Sunday, 22 May 2016

Why that Express splash about '12m Turks' is so mathematically illiterate

"12M TURKS SAY THEY'LL COME TO THE UK," shouted the Sunday Express today. The story was based, they said, on an exclusive opinion poll carried out in Turkey, asking people whether they would want to come to the UK if we stay in the EU, and Turkey joins.

My first thought was: well, that sounds like kind of a lot. Twelve million. The entire population of London and Greater Manchester combined.

My second thought was: I hope they have included a link to the full opinion poll so I can judge the figures for myself.

They did. It is here. And it proves the 12 million figure is utterly unjustified, and the Express has (presumably unwittingly) made some dreadful errors with the statistics.

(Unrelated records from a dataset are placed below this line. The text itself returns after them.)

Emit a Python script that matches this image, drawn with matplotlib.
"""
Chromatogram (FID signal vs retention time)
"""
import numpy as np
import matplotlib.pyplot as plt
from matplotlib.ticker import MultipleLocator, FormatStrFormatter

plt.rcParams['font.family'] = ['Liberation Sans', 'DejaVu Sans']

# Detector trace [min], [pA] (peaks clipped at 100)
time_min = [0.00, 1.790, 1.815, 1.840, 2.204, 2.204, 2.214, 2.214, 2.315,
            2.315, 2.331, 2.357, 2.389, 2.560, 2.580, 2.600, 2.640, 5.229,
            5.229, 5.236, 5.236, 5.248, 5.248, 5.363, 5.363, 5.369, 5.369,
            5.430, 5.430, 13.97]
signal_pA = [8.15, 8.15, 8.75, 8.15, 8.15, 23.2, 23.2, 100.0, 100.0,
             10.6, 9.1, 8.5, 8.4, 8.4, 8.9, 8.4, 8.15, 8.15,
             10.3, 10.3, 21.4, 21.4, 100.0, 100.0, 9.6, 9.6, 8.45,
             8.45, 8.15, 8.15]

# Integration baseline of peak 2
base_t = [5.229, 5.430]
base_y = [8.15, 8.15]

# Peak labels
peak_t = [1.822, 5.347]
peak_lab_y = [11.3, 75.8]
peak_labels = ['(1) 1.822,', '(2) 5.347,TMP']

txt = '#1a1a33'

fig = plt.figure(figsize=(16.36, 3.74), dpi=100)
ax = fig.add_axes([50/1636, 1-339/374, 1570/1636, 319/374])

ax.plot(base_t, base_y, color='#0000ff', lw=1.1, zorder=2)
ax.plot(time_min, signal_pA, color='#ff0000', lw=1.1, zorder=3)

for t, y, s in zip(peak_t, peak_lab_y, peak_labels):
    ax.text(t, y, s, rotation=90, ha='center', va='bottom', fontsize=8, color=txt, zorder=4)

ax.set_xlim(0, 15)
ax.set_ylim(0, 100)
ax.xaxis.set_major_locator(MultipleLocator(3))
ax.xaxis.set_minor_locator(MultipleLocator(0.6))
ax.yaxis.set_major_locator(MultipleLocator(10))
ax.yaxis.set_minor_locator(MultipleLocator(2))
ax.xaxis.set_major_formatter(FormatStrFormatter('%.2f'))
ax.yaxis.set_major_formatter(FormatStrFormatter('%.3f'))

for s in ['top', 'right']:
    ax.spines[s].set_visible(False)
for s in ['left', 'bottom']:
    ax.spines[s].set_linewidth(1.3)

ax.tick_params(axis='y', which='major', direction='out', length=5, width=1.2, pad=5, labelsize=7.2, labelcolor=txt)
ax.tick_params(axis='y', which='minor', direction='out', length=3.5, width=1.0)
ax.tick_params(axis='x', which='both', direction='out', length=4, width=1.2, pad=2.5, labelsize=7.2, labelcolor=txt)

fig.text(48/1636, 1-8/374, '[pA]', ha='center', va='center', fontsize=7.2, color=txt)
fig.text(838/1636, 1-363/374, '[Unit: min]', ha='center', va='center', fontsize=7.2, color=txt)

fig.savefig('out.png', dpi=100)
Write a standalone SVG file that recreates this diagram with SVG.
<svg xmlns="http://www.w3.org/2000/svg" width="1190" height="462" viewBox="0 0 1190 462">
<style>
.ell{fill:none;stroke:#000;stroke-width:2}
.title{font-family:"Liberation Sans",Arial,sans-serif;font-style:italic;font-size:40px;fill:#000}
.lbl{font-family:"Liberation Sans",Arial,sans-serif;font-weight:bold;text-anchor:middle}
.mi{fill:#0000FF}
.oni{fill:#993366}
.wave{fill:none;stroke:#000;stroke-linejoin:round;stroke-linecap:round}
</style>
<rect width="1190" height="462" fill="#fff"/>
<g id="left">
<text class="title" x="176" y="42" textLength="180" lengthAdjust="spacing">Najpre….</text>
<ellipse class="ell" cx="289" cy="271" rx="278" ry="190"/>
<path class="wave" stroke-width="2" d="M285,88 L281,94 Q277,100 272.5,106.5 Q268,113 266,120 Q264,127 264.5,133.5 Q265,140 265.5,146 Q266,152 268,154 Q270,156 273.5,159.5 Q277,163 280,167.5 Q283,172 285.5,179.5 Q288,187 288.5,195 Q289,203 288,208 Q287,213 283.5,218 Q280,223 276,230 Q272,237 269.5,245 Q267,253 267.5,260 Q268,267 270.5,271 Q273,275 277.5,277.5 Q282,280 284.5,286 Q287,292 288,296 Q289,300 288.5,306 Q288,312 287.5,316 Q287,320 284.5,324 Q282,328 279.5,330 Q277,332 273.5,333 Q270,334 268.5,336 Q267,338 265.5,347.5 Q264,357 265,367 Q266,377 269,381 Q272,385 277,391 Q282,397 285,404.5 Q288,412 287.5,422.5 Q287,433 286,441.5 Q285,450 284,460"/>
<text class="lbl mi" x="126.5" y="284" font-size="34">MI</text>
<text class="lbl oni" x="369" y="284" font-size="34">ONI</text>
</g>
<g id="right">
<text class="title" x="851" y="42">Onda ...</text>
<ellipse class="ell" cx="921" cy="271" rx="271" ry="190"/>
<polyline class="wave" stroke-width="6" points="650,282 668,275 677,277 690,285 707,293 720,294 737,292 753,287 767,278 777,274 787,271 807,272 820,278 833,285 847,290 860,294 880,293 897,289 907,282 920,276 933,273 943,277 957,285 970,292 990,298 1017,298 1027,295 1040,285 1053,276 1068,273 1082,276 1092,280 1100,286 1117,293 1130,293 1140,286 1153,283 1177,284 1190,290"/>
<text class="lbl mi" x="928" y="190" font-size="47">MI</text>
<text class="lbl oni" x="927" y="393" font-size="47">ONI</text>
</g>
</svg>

The 12 million figure is based on a simple calculation. Take the percentage of people who answered 'yes' to the pollsters' question about coming to the UK (15.8%). Apply that to the total population of Turkey (80 million or so). Hey presto, you get about 12 million.

And that's fine.

But let's look at the question that was asked:


Notice the word 'consider'. Not 'would you intend to move', or 'would you probably move', but 'would you consider'. Personally I consider doing a lot of things I'm unlikely to end up doing. I've considered moving to New York. I've considered going vegetarian. When I was buying a car, I considered very many models. 

I only ended up buying one.

But the real problem is that other bit: 'or any member of your family'.

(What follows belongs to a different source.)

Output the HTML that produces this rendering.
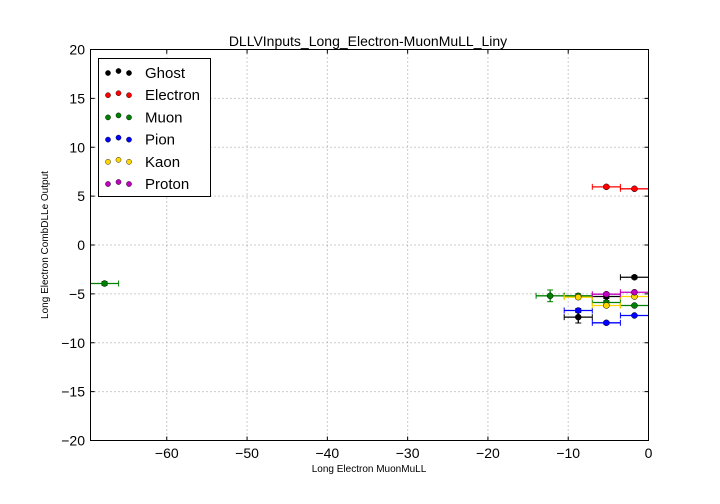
<!DOCTYPE html>
<html><head><meta charset="utf-8"><style>
body{margin:0;background:#fff;}
svg{display:block;font-family:"Liberation Sans","DejaVu Sans",sans-serif;}
</style></head><body>
<svg id="chart" width="720" height="504" viewBox="0 0 720 504">
<rect x="0" y="0" width="720" height="504" fill="#fff"/>
<g id="grid"></g>
<g id="marks"></g>
<rect x="90.5" y="49.5" width="558" height="391" fill="none" stroke="#000" stroke-width="1"/>
<g id="ticks"></g>
<text x="368" y="46" text-anchor="middle" font-size="14">DLLVInputs_Long_Electron-MuonMuLL_Liny</text>
<text x="369" y="472" text-anchor="middle" font-size="10">Long Electron MuonMuLL</text>
<text transform="translate(48,245) rotate(-90)" text-anchor="middle" font-size="10">Long Electron CombDLLe Output</text>
<g id="legend"></g>
</svg>
<script>
const species=["Ghost","Electron","Muon","Pion","Kaon","Proton"];
const colors=["#000000","#ff0000","#008000","#0000ff","#ffd700","#bf00bf"];
const xTicks=[-60,-50,-40,-30,-20,-10,0];
const yTicks=[-20,-15,-10,-5,0,5,10,15,20];
const halfWidth=1.75;
const ghostX=[-1.75,-5.25,-8.75];
const ghostY=[-3.3,-5.27,-7.38];
const ghostErr=[0.15,0.2,0.6];
const electronX=[-1.75,-5.25];
const electronY=[5.75,5.95];
const electronErr=[0.1,0.15];
const muonX=[-1.75,-5.25,-8.75,-12.25,-67.75];
const muonY=[-6.19,-5.88,-5.2,-5.2,-3.94];
const muonErr=[0.1,0.2,0.2,0.6,0.2];
const pionX=[-1.75,-5.25,-8.75];
const pionY=[-7.21,-7.96,-6.7];
const pionErr=[0.1,0.15,0.2];
const kaonX=[-1.75,-5.25,-8.75];
const kaonY=[-5.27,-6.19,-5.34];
const kaonErr=[0.1,0.2,0.2];
const protonX=[-1.75,-5.25];
const protonY=[-4.83,-5.03];
const protonErr=[0.1,0.15];
const seriesX=[ghostX,electronX,muonX,pionX,kaonX,protonX];
const seriesY=[ghostY,electronY,muonY,pionY,kaonY,protonY];
const seriesE=[ghostErr,electronErr,muonErr,pionErr,kaonErr,protonErr];

const NS="http://www.w3.org/2000/svg";
const X0=90.5,X1=648.5,Y0=440.5,Y1=49.5,xmin=-69.5,xmax=0,ymin=-20,ymax=20;
function sx(v){return X0+(v-xmin)/(xmax-xmin)*(X1-X0);}
function sy(v){return Y0-(v-ymin)/(ymax-ymin)*(Y0-Y1);}
function mk(tag,attrs,parent){const e=document.createElementNS(NS,tag);for(const k in attrs)e.setAttribute(k,attrs[k]);parent.appendChild(e);return e;}
const grid=document.getElementById('grid'),ticks=document.getElementById('ticks'),marks=document.getElementById('marks'),legend=document.getElementById('legend');
xTicks.forEach(t=>{
  const x=sx(t);
  const g=mk('line',{x1:x,x2:x,y1:Y1,y2:Y0,stroke:'#999','stroke-dasharray':'1,3'},grid);
  
  
  const tk=mk('line',{x1:x,x2:x,y1:Y0,y2:Y0-4,stroke:'#000'},ticks);
  
  
  const tk2=mk('line',{x1:x,x2:x,y1:Y1,y2:Y1+4,stroke:'#000'},ticks);
  
  
  const lb=mk('text',{x:x,y:458,'text-anchor':'middle','font-size':'14'},ticks);
  lb.textContent=(t<0?'\u2212'+(-t):t);
  
  
});
yTicks.forEach(t=>{
  const y=sy(t);
  const g=mk('line',{x1:X0,x2:X1,y1:y,y2:y,stroke:'#999','stroke-dasharray':'1,3'},grid);
  
  
  const tk=mk('line',{x1:X0,x2:X0+4,y1:y,y2:y,stroke:'#000'},ticks);
  
  
  const tk2=mk('line',{x1:X1,x2:X1-4,y1:y,y2:y,stroke:'#000'},ticks);
  
  
  const lb=mk('text',{x:85,y:y+5,'text-anchor':'end','font-size':'14'},ticks);
  lb.textContent=(t<0?'\u2212'+(-t):t);
  
  
});
species.forEach((s,i)=>{
  const g=mk('g',{},marks);
  
  
  const c=colors[i];
  seriesX[i].forEach((xv,j)=>{
    const yv=seriesY[i][j],e=seriesE[i][j];
    const cx=sx(xv),cy=sy(yv),xl=sx(xv-halfWidth),xr=Math.min(sx(xv+halfWidth),X1);
    mk('line',{x1:xl,x2:xr,y1:cy,y2:cy,stroke:c,'stroke-width':1.3},g);
    mk('line',{x1:xl,x2:xl,y1:cy-3,y2:cy+3,stroke:c},g);
    mk('line',{x1:xr,x2:xr,y1:cy-3,y2:cy+3,stroke:c},g);
    mk('line',{x1:cx,x2:cx,y1:sy(yv+e),y2:sy(yv-e),stroke:c,'stroke-width':1.3},g);
    mk('line',{x1:cx-3,x2:cx+3,y1:sy(yv+e),y2:sy(yv+e),stroke:c},g);
    mk('line',{x1:cx-3,x2:cx+3,y1:sy(yv-e),y2:sy(yv-e),stroke:c},g);
    const p=mk('circle',{cx:cx,cy:cy,r:3,fill:c,stroke:'#000','stroke-width':0.5},g);
    
    
  });
});
const box=mk('rect',{x:98.5,y:58.5,width:112,height:138,fill:'#fff',stroke:'#000'},legend);


species.forEach((s,i)=>{
  const y=72+i*22.2;
  const g=mk('g',{},legend);
  
  
  [108,118.5,129].forEach((x,k)=>mk('circle',{cx:x,cy:y+(k==1?-1:1),r:2.6,fill:colors[i],stroke:'#000','stroke-width':0.4},g));
  const t=mk('text',{x:145,y:y+6,'font-size':'15'},g);
  t.textContent=s;
});
</script>
</body></html>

This skews the figures completely and renders the 12 million claim utterly null and void.

To understand the point, imagine if Turkey had a population of just 100, neatly divided into 10 separate families.

Now imagine that each of those families had just ONE member who would consider moving to the UK.

It doesn't take a maths genius to realise that the number of people who would consider moving to the UK is 10, and that these 10 make up 10% of the entire population.

But what if we applied Express logic to this group of people?

Let's imagine pollsters choose the first person in each row and ask them the question: "Would you, or any member of your family, consider moving to Britain?"

Now, NONE of the people polled would themselves consider moving to the UK. But ALL of them have a family member who would.

So they would all have to answer 'yes' to the question as put.

We would end up with 10 out of 10 people, 100%, saying 'yes'.

In fact, whichever one of the 100 people you polled, they would all have to say 'yes'. Even though 90% have no intention of even considering moving to the UK.

Applying Express logic, and generalising these figures to the population as a whole, we'd end up with a headline saying that EVERY SINGLE PERSON IN TURKEY was going to come to the UK. And yet clearly only 10 out of 100 were even considering it.

Look at it this way: I imagine as near as dammit 100% of Turks have at least one family member who has considered NOT moving to the UK if Turkey enters the EU. Maybe they are considering moving somewhere else; maybe they are at least considering staying in Turkey.

You wouldn't therefore try to construct a splash saying "ABSOLUTELY NO TURKS WILL ENTER THE UK IF WE MAKE THEM PART OF EUROPE".

That would be equally stupid.

It is, in short, a terrible way to phrase the question if your honest intent is to find out the number of people who are genuinely likely move to the UK in the event of Turkey joining the EU.

(A final note: quite a lot of people on Twitter are criticising the poll for 'only' asking 2,600 people for their opinion. Well, it's a poll. That's how polls work. It's a decent sample size with a tolerable margin of error. There are many things wrong with the poll, but that isn't one of them.)